Judging by the collection of recordings being released under the title Jail House Bound – John Lomax’s First Southern Prison Recordings 1933 by Global Jukebox and West Virginia University Press, his assumption was correct. Using the primitive portable recording equipment available at the time Lomax went from prison to prison in the South, making recordings of the songs the African American prisoners used to sing while doing forced labour. In these songs you’ll hear the influences of everything from the tribal drums of their homelands, gospel, blues and the field songs slaves once used to help pass the time while picking their master’s crops.
It was during these recording sessions that Lomax discovered Huddie Ledbetter, more commonly known as Lead Belly, the man who wrote folk/blues staples “Goodnight, Irene”, “Rock Island Line” and “I Got Stripes”. While Lead Belly doesn’t appear on any of these recordings, nor is any of the material as polished as his work, you hear the roots of his songs in almost every track. Which, of course, was the point of these recordings after all. While titles like “The Midnight Special”, “John Henry” and “Grey Goose” have long since become popular, most of the material is nowhere near as widely known. There are some titles which might sound like they should be familiar, “Long Gone”, “That’s Alright Honey” and “Alabama Bound”, but they sound little or nothing like the songs which bear the same or similar names today.
For while quite a number of the songs included in this collection had previously been recorded as popular tunes or went on to become popular, what you hear on this record are versions that wouldn’t have been heard outside of the African American community. There are work songs where we can still hear the cadences and rhythms that were used to help coordinate the efforts of men working together. “Steel Laying Holler” used to be sung by men unloading heavy steel rails from flat cars and “Track Lining Song” was used to help in the lining or straightening out of railroad track.
Then there are songs like “Black Betty”, which some prisoners claimed referred to a whip used to punish them while others said it was the name given to the prison transfer truck, and “My Yellow Gal”, a song about a mixed-blood lover, whose lyrical content was specific to the people singing it. What white singer in the 1930s was going to sing about the beauty of their mixed race lover? How would anybody at that time who hasn’t been in jail know who Black Betty was? Most listening to the latter wouldn’t have an idea it wasn’t about some women who treated men badly.
Naturally the sound quality isn’t going to be what most are used to, but all things considered its of a higher quality than I expected. Some of the tracks are pretty scratchy and in places there is some distortion, but I was honestly surprised at how good a job Lomax was able to do with the equipment at his disposal. It does say in the accompanying booklet he wasn’t satisfied with some of his results and would occasionally make return visits to redo a recording if he thought he’d have a chance of improving on the original. Obviously those who have put this compilation together have sifted through who knows how many recordings and picked the best ones possible. However, they’re still on par with other field recordings I’ve heard that were made decades later using far more sophisticated equipment.

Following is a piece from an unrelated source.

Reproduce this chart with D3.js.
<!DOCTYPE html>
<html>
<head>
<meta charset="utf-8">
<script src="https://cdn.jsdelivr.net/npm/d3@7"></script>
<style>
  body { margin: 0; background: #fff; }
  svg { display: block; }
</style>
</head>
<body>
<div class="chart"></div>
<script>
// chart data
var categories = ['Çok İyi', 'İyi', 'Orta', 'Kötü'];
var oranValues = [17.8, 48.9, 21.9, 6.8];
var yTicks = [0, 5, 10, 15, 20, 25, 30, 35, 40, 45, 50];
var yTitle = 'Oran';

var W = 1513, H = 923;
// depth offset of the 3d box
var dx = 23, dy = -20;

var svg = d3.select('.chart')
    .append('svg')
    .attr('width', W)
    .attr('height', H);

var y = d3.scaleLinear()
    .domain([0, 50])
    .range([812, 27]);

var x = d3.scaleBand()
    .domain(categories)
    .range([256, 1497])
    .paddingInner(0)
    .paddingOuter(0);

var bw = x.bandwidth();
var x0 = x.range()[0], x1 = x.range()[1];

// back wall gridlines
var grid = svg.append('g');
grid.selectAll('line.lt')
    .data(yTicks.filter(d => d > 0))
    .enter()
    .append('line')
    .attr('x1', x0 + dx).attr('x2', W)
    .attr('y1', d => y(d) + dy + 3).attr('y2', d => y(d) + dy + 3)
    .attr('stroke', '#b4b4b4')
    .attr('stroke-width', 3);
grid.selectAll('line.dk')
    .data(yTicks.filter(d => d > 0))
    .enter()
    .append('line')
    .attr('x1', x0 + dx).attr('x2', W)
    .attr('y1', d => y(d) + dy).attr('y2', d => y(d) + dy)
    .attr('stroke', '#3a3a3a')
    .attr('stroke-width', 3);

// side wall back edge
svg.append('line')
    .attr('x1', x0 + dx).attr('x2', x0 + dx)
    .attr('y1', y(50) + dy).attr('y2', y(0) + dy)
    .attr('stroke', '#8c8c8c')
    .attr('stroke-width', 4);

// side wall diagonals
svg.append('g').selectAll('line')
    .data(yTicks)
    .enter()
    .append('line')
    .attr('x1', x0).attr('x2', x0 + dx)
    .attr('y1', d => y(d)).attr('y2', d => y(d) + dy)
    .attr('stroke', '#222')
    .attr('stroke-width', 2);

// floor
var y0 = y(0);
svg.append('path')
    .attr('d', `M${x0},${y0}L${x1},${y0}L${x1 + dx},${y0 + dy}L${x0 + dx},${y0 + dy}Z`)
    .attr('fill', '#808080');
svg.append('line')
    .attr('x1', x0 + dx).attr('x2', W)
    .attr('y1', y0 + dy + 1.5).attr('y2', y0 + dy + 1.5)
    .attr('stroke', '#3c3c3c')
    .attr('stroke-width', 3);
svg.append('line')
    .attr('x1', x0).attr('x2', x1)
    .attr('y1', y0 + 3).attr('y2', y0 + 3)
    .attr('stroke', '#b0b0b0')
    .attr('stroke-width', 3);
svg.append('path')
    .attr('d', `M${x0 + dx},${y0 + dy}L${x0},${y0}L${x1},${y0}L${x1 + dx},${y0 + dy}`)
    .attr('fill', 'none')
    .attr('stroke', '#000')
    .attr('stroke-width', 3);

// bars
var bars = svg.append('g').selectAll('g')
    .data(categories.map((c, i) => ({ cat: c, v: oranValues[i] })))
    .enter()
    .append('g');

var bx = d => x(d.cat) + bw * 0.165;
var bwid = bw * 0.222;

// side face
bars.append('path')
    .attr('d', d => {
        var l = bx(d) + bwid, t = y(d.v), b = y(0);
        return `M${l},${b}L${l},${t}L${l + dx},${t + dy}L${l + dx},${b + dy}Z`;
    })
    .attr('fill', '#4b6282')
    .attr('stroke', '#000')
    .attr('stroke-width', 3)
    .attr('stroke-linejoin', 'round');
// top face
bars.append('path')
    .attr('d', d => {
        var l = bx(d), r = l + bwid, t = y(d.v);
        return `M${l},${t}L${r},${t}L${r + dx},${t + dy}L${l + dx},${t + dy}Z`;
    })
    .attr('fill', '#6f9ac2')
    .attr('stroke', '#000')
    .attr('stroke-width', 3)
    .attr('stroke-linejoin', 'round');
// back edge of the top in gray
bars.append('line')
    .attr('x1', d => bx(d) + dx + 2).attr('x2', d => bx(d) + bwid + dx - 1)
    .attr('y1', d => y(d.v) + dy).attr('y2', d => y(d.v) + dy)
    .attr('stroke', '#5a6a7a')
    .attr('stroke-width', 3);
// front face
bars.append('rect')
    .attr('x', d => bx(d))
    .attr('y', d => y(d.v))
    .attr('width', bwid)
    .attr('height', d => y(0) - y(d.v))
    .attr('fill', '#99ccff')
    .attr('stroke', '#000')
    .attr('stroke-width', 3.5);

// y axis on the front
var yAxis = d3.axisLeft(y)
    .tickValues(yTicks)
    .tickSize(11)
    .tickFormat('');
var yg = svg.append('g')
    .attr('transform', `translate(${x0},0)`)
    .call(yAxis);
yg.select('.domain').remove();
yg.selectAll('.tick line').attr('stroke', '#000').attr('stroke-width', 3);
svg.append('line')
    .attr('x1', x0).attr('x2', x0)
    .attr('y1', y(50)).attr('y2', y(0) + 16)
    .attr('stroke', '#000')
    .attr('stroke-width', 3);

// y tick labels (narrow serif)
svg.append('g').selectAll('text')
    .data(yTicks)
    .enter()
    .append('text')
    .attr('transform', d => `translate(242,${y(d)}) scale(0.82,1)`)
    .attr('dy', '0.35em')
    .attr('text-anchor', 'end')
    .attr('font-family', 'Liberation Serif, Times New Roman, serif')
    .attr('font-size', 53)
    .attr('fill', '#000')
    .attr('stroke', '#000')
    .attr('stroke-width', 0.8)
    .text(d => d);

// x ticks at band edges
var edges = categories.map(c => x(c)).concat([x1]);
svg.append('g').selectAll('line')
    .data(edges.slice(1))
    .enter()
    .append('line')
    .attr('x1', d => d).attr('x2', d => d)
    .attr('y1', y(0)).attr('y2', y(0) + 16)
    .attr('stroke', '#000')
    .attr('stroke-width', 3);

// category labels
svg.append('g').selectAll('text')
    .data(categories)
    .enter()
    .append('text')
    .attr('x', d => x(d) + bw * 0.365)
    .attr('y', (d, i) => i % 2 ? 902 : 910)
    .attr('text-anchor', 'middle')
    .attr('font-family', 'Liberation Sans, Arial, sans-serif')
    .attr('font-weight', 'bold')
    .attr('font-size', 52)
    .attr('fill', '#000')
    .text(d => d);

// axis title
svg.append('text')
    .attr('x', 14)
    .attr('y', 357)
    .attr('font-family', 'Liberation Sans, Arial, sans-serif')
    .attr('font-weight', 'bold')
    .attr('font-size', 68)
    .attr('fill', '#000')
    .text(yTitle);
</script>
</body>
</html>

The thing is though, the roughness of the sound adds an air of authenticity to the recordings. It would be hard to believe they had been collected in prison farms in the 1930s if they were pristine. Anyway, the rawness of the end result seems somehow suited to the material recorded. The people singing weren’t necessarily trained vocalists or even musicians. They were inmates in prisons who had more enthusiasm and passion than skill. These were the songs they sang working on the chain gangs, picking crops and in the prison chapels for each other’s and their own comfort. Hearing them flaws and all makes both their music and their situation come alive. You really have the sense of being transported back in time and given the chance to observe a unique moment in history.
In an interview recorded with John Lomax that’s included in this collection, he talks about his intent behind making these recordings. While it’s hard not to be put off by his use of vernacular common to that era for referring to the subjects of his recordings, the very fact he went to the time and effort to make them is what you need to remember. Most white people at that time wouldn’t have considered anything African Americans, especially those in jail, produced worthy of their notice, let alone worth recording for posterity. In his own way, Lomax was also recognizing how America was divided along racial lines and how that resulted in a distinct culture for each race.
These recordings are fascinating listening because not only is the music great to listen to, they give us a glimpse into another era. The idea that African Americans might have had their own distinct culture in the 1930s would not have been something most of white America would have been willing to recognize. The music on these discs not only shows how strong and vital that culture was, it also makes it obvious how much that culture influenced, and continues to influence, American popular culture.